Exmoor Ponies - conserved by conserving

Sustainable
Development

Handling Exmoors

Having been asked to comment on 'handling' for this edition of Epicentre I spent some time reflecting on my approach to the subject. Since I am no expert and a lot of the mechanics have been rather well covered previously I decided to plump for a personal view-please read it as such!

To put it in perspective I am a mature pony mad 'girl' with 9 native ponies (8 of whom are Exmoors) and 12 years of practice as a vet to reflect on. By some peoples recent standards my ponies are virtually 'free living ' in that the bulk of them are running in 15-20 acres of parkland living as a mixed group of mares and youngstock with me doing a daily walk or drive by as a minimum. When the occasion calls for it I will spend half an hour or more worming or vaccinating or longer periods with our farrier. Every now and again myself or a small friend will descend on the herd and haul out an appropriate beast and expect it to hack out; give pony rides or provide other entertainment. Most of the ponies take this completely in their stride-they have all had basic handling, those who are broken have had appropriate work put into them and they have all 'moved house' regularly including a mass emigration to Ireland (and back). By 'horsy' standards they receive a bare minimum of attention and this is a similar situation to many conservation sites i.e. running as a herd but required to have basic husbandry tasks performed and sometimes to be transported between sites. If, in addition, ponies can be used for PR and useful jobs in hand, in harness and under saddle it is a lovely bonus for all concerned. We have to remember that a lot of day to day dealings and other non routine procedures such as treating or even euthanasing sick ponies may be done under the watchful public eye. Its amazing how many people carry camcorders now and the high velocity rifle destruction of ponies doesn't look good though I know for a fact its been done!
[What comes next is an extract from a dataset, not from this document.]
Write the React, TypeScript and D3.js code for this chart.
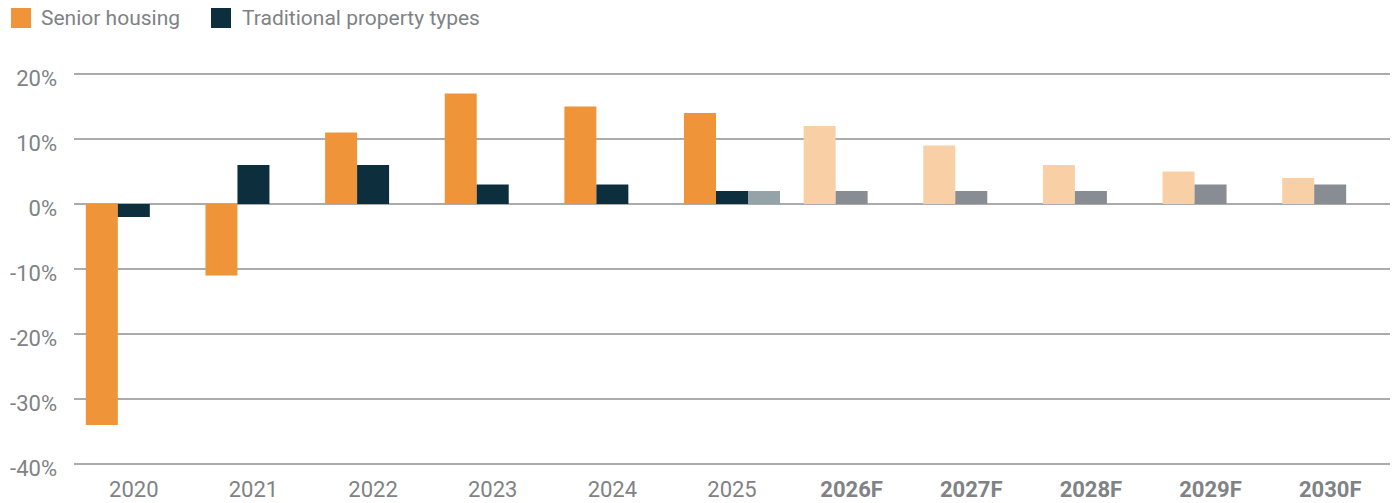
import React from 'react';
import * as d3 from 'd3';

const width = 1393;
const height = 503;
const margin = { top: 74, right: 3, bottom: 39, left: 74 };

const years = ['2020', '2021', '2022', '2023', '2024', '2025', '2026F', '2027F', '2028F', '2029F', '2030F'];
const forecast = [false, false, false, false, false, false, true, true, true, true, true];
const seniorHousing = [-34, -11, 11, 17, 15, 14, 12, 9, 6, 5, 4];
const traditional = [-2, 6, 6, 3, 3, 2, 2, 2, 2, 3, 3];
// the 2025 estimate shown as a third bar
const traditionalEstimate = [null, null, null, null, null, 2, null, null, null, null, null];
const yTicks = [20, 10, 0, -10, -20, -30, -40];

const orange = '#f0943a';
const navy = '#0d2f3d';
const lightOrange = '#f9cfa6';
const grey = '#878d93';
const blueGrey = '#93a3a7';
const gridColor = '#8f8f93';
const textColor = '#808285';
const font = 'Roboto, "Noto Sans", sans-serif';

export default function App() {
	const x = d3.scaleBand().domain(years).range([margin.left, width - margin.right]).padding(0);
	const y = d3.scaleLinear().domain([-40, 20]).range([height - margin.bottom - 0, margin.top]);
	const slot = d3
		.scaleBand()
		.domain(['senior', 'trad', 'est'])
		.range([0, x.bandwidth()])
		.paddingInner(0)
		.paddingOuter(0.37);

	const bars = [];
	years.forEach((yr, i) => {
		const x0 = x(yr);
		const entries = [
			{ key: 'senior', v: seniorHousing[i], c: forecast[i] ? lightOrange : orange },
			{ key: 'trad', v: traditional[i], c: forecast[i] ? grey : navy },
			{ key: 'est', v: traditionalEstimate[i], c: blueGrey }
		];
		entries.forEach((e) => {
			if (e.v == null) return;
			const top = y(Math.max(0, e.v));
			const bottom = y(Math.min(0, e.v));
			bars.push(
				<rect key={yr + e.key} x={x0 + slot(e.key)} y={top} width={slot.bandwidth()} height={bottom - top} fill={e.c} />
			);
		});
	});

	return (
		<svg
			width={width}
			height={height}
			style={{ position: 'absolute', left: 0, top: 0, fontFamily: font }}
		>
			{/* legend */}
			<g>
				<rect x={11} y={8} width={20} height={20} fill={orange} />
				<text x={41} y={18} dy="0.35em" fontSize={21} fill={textColor}>Senior housing</text>
				<rect x={211} y={8} width={20} height={20} fill={navy} />
				<text x={242} y={18} dy="0.35em" fontSize={21} fill={textColor}>Traditional property types</text>
			</g>

			{/* grid + y labels */}
			<g>
				{yTicks.map((t) => (
					<g key={t}>
						<line x1={margin.left} x2={width - margin.right} y1={y(t)} y2={y(t)} stroke={gridColor} strokeWidth={1.5} />
						<text x={57} y={y(t) + 4} dy="0.35em" textAnchor="end" fontSize={22} fill={textColor}>
							{t + '%'}
						</text>
					</g>
				))}
			</g>

			<g>{bars}</g>

			{/* x labels */}
			<g>
				{years.map((yr, i) => (
					<text
						key={yr}
						x={x(yr) + x.bandwidth() / 2}
						y={489}
						dy="0.35em"
						textAnchor="middle"
						fontSize={22}
						fontWeight={forecast[i] ? 'bold' : 'normal'}
						fill={textColor}
					>
						{yr}
					</text>
				))}
			</g>
		</svg>
	);
}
Bearing all this in mind perhaps the best advice to embryonic sites is to beg borrow or buy handled stock. Everyone’s life is much easier and happier as a result. Perhaps one or two unhandled wild ones in a group will come to hand in time, especially if other tame ponies set a good example, but it is taking quite a chance to assume this.
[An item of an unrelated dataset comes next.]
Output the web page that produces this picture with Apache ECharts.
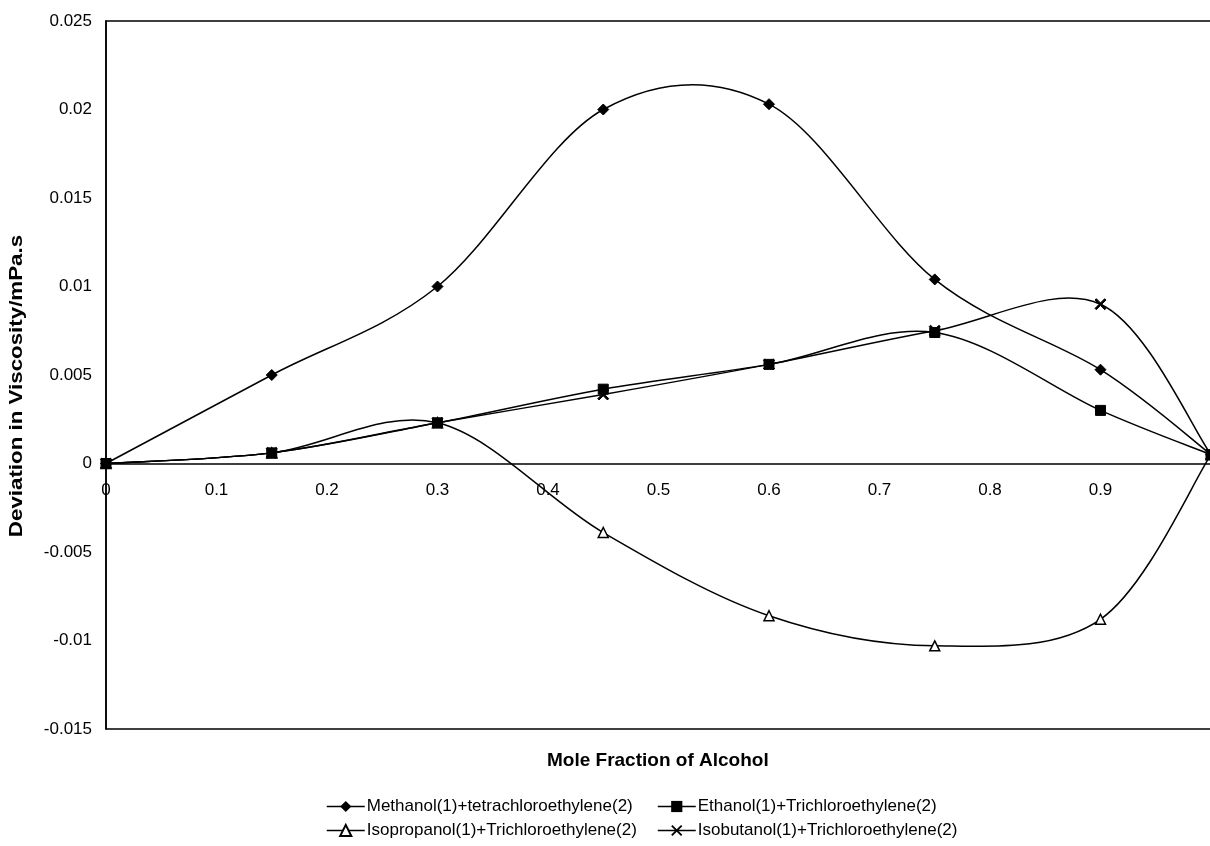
<!DOCTYPE html>
<html>
<head>
<meta charset="utf-8">
<script src="https://cdn.jsdelivr.net/npm/echarts@6/dist/echarts.min.js"></script>
<style>
html,body{margin:0;padding:0;background:#fff;}
#chart{width:1210px;height:846px;}
</style>
</head>
<body>
<div id="chart"></div>
<script>
const xValues = [0, 0.15, 0.3, 0.45, 0.6, 0.75, 0.9, 1.0];
const methanol = [0, 0.005, 0.01, 0.02, 0.0203, 0.0104, 0.0053, 0.0005];
const ethanol = [0, 0.0006, 0.0023, 0.0042, 0.0056, 0.0074, 0.003, 0.0005];
const isopropanol = [0, 0.0006, 0.0023, -0.0039, -0.0086, -0.0103, -0.0088, 0.0005];
const isobutanol = [0, 0.0006, 0.0023, 0.0039, 0.0056, 0.0075, 0.009, 0.0005];
const seriesNames = [
  'Methanol(1)+tetrachloroethylene(2)',
  'Ethanol(1)+Trichloroethylene(2)',
  'Isopropanol(1)+Trichloroethylene(2)',
  'Isobutanol(1)+Trichloroethylene(2)'
];
const xTitle = 'Mole Fraction of Alcohol';
const yTitle = 'Deviation in Viscosity/mPa.s';
const yTicks = { min: -0.015, max: 0.025, interval: 0.005 };
const xTicks = { min: 0, max: 1, interval: 0.1 };

const FONT = "'Liberation Sans', Arial, Helvetica, sans-serif";
const GRID = { left: 106, right: -1, top: 21, bottom: 117 };
const PLOT_H = 846 - GRID.top - GRID.bottom;
// distance from the bottom of the plot up to the y = 0 line (x axis crosses there)
const zeroOffset = -PLOT_H * (0 - yTicks.min) / (yTicks.max - yTicks.min);

const pair = arr => arr.map((v, i) => [xValues[i], v]);
const crossPath = 'path://M0,1.2L1.2,0L5,3.8L8.8,0L10,1.2L6.2,5L10,8.8L8.8,10L5,6.2L1.2,10L0,8.8L3.8,5Z';

// Smoothed curve (Excel-like Catmull-Rom Bezier) drawn through the library's coordinate system
function curveSeries(arr, name, z) {
  return {
    type: 'custom', name: name + ' curve', data: pair(arr), z: z, silent: true,
    encode: { x: 0, y: 1 },
    renderItem: function (params, api) {
      const i = params.dataIndex;
      if (i >= arr.length - 1) return null;
      const pts = arr.map((v, k) => api.coord([xValues[k], v]));
      const p0 = pts[Math.max(i - 1, 0)], p1 = pts[i], p2 = pts[i + 1], p3 = pts[Math.min(i + 2, pts.length - 1)];
      const t = 1 / 6;
      return {
        type: 'bezierCurve',
        shape: {
          x1: p1[0], y1: p1[1], x2: p2[0], y2: p2[1],
          cpx1: p1[0] + (p2[0] - p0[0]) * t, cpy1: p1[1] + (p2[1] - p0[1]) * t,
          cpx2: p2[0] - (p3[0] - p1[0]) * t, cpy2: p2[1] - (p3[1] - p1[1]) * t
        },
        style: { stroke: '#000', lineWidth: 1.5, fill: 'none' }
      };
    }
  };
}

const hiddenLine = { color: '#000', width: 1.5, opacity: 0 };
const legendBase = {
  orient: 'vertical', top: 793, itemWidth: 38, itemHeight: 14, itemGap: 7,
  lineStyle: { color: '#000', width: 1.5, opacity: 1 },
  textStyle: { fontFamily: FONT, fontSize: 17, color: '#000', padding: [0, 0, 0, -3] }
};

const chart = echarts.init(document.getElementById('chart'), null, { renderer: 'canvas' });
chart.setOption({
  backgroundColor: '#fff',
  animation: false,
  textStyle: { fontFamily: FONT, color: '#000' },
  grid: Object.assign({ show: true, borderColor: '#000', borderWidth: 1.5, backgroundColor: 'transparent', outerBoundsMode: 'none', containLabel: false }, GRID),
  legend: [
    Object.assign({}, legendBase, { data: [seriesNames[0], seriesNames[2]], left: 321 }),
    Object.assign({}, legendBase, { data: [seriesNames[1], seriesNames[3]], left: 652 })
  ],
  graphic: [
    {
      type: 'text', left: 547, top: 751, z: 10,
      style: { text: xTitle, font: "bold 19px " + FONT, fill: '#000' }
    },
    {
      type: 'text', x: 8, y: 386, rotation: Math.PI / 2, scaleX: 1.24, z: 10,
      style: { text: yTitle, font: "bold 18px " + FONT, fill: '#000', align: 'center', verticalAlign: 'top' }
    }
  ],
  xAxis: {
    type: 'value', min: xTicks.min, max: xTicks.max, interval: xTicks.interval,
    position: 'bottom', offset: zeroOffset,
    axisLine: { onZero: false, lineStyle: { color: '#000', width: 1.5 } },
    axisTick: { show: false },
    splitLine: { show: false },
    axisLabel: {
      fontFamily: FONT, fontSize: 17, color: '#000', margin: 18,
      formatter: v => (v >= 0.999 ? '' : String(Math.round(v * 10) / 10))
    }
  },
  yAxis: {
    type: 'value', min: yTicks.min, max: yTicks.max, interval: yTicks.interval,
    axisLine: { show: true, onZero: false, lineStyle: { color: '#000', width: 1.5 } },
    axisTick: { show: false },
    splitLine: { show: false },
    axisLabel: {
      fontFamily: FONT, fontSize: 17, color: '#000', margin: 14,
      formatter: v => String(Math.round(v * 1000) / 1000)
    }
  },
  series: [
    curveSeries(methanol, seriesNames[0], 4),
    curveSeries(ethanol, seriesNames[1], 3),
    curveSeries(isopropanol, seriesNames[2], 2),
    curveSeries(isobutanol, seriesNames[3], 2),
    {
      name: seriesNames[0], type: 'line', data: pair(methanol), z: 8,
      symbol: 'diamond', symbolSize: 11, showAllSymbol: true,
      lineStyle: hiddenLine, itemStyle: { color: '#000', borderColor: '#000' }
    },
    {
      name: seriesNames[1], type: 'line', data: pair(ethanol), z: 7,
      symbol: 'rect', symbolSize: 10, showAllSymbol: true,
      lineStyle: hiddenLine, itemStyle: { color: '#000', borderColor: '#000' }
    },
    {
      name: seriesNames[2], type: 'line', data: pair(isopropanol), z: 5,
      symbol: 'triangle', symbolSize: 10, showAllSymbol: true,
      lineStyle: hiddenLine, itemStyle: { color: '#fff', borderColor: '#000', borderWidth: 1.5 }
    },
    {
      name: seriesNames[3], type: 'line', data: pair(isobutanol), z: 6,
      symbol: crossPath, symbolSize: 11, showAllSymbol: true,
      lineStyle: hiddenLine, itemStyle: { color: '#000', borderColor: '#000' }
    }
  ]
});
</script>
</body>
</html>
unhandled ponies require skilled volunteers and strong equipment

unhandled ponies require

skilled volunteers and strong equipment

We all know 'wild' ponies can make lovely creatures but it is usually after an initial intensive period of stabling and handling. One of my Anchor mares came to me after 9 years of true free living in Cumbria and Scotland. The friends we got her from were very honest and warned us we would never ride or show her-in fact we have done both but it was never a relaxing experience and she is now left more or less to her own devices like a site pony. I still find it intensely frustrating not to be able to guarantee catching her on any one day-she is especially good at spotting when we actually want to 'do 'something no matter how devious we are and despite the fact that once caught she is actually rather good. It is also very noticeable that her foals are always shyer and initially harder to deal with than the other mare’s offspring. Even so all our foals do come to hand despite a complete lack of official handling program. It works by just being a benign presence, letting them come to you, taking advantage of opportunities and making friends. In this way despite the fact that there are inevitably bad experiences such as injections they generally associate us with good things.
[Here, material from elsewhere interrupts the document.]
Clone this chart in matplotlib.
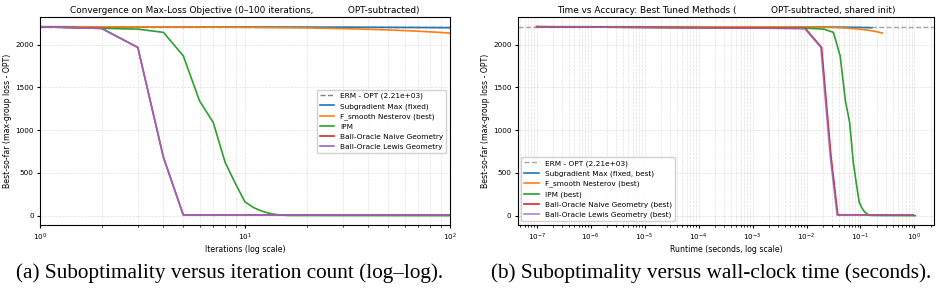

handled ponies are so much easier to treat

handled ponies are much easier to treat

All our foals are sold /re-homed catchable, leadable at walk, touchable all over and used to having legs / feet handled. I personally consider this a bare minimum.

I learn an awful lot from watching my own and other people’s equines together and in their dealings with humans. I feel the 'think equus' approach advocated by Monty Roberts and others is very valid. One of my mares went out recently for a week’s refresher to a professional trainer who uses the join up technique. I found it fascinating to see a sweet but independent pony following a stranger like a dog and standing untied and stock still for tacking up without any of the usual face pulling and barging associated with girthing up. She came back like a new pony. Learning from this lady I first practised join up with this mare myself, then less handled mares and finally youngsters had to loan the use of a menage but it works a treat. I look forward to trying it on our 'wild lady' and our stallion when I can get the chance again. To join up properly an enclosed space is needed-usually a round pen-but the principles can be applied in a field or on a hillside-if you talk their language interaction becomes a whole lot easier.

So unless you have limitless time and patience and a good sprinkling of common sense and experience try not to land yourself with wild ponies especially in groups. Sites are not a dumping ground for stock that cant be re-homed elsewhere unless you want to put people off Exmoors as grazers for life. A good handling facility, such as at Knettishall, is a godsend but doesn’t solve all the problems. There are plenty of youngsters and adults out there whose owners/ breeders have done them the service of trying to ensure a more secure future by handling so take advantage of this. They generally cost no more than unhandled stock and your farrier and vet will love you for it! Let’s have less of the rodeo and more of the communication and long may Exmoors thrive as conservation grazers.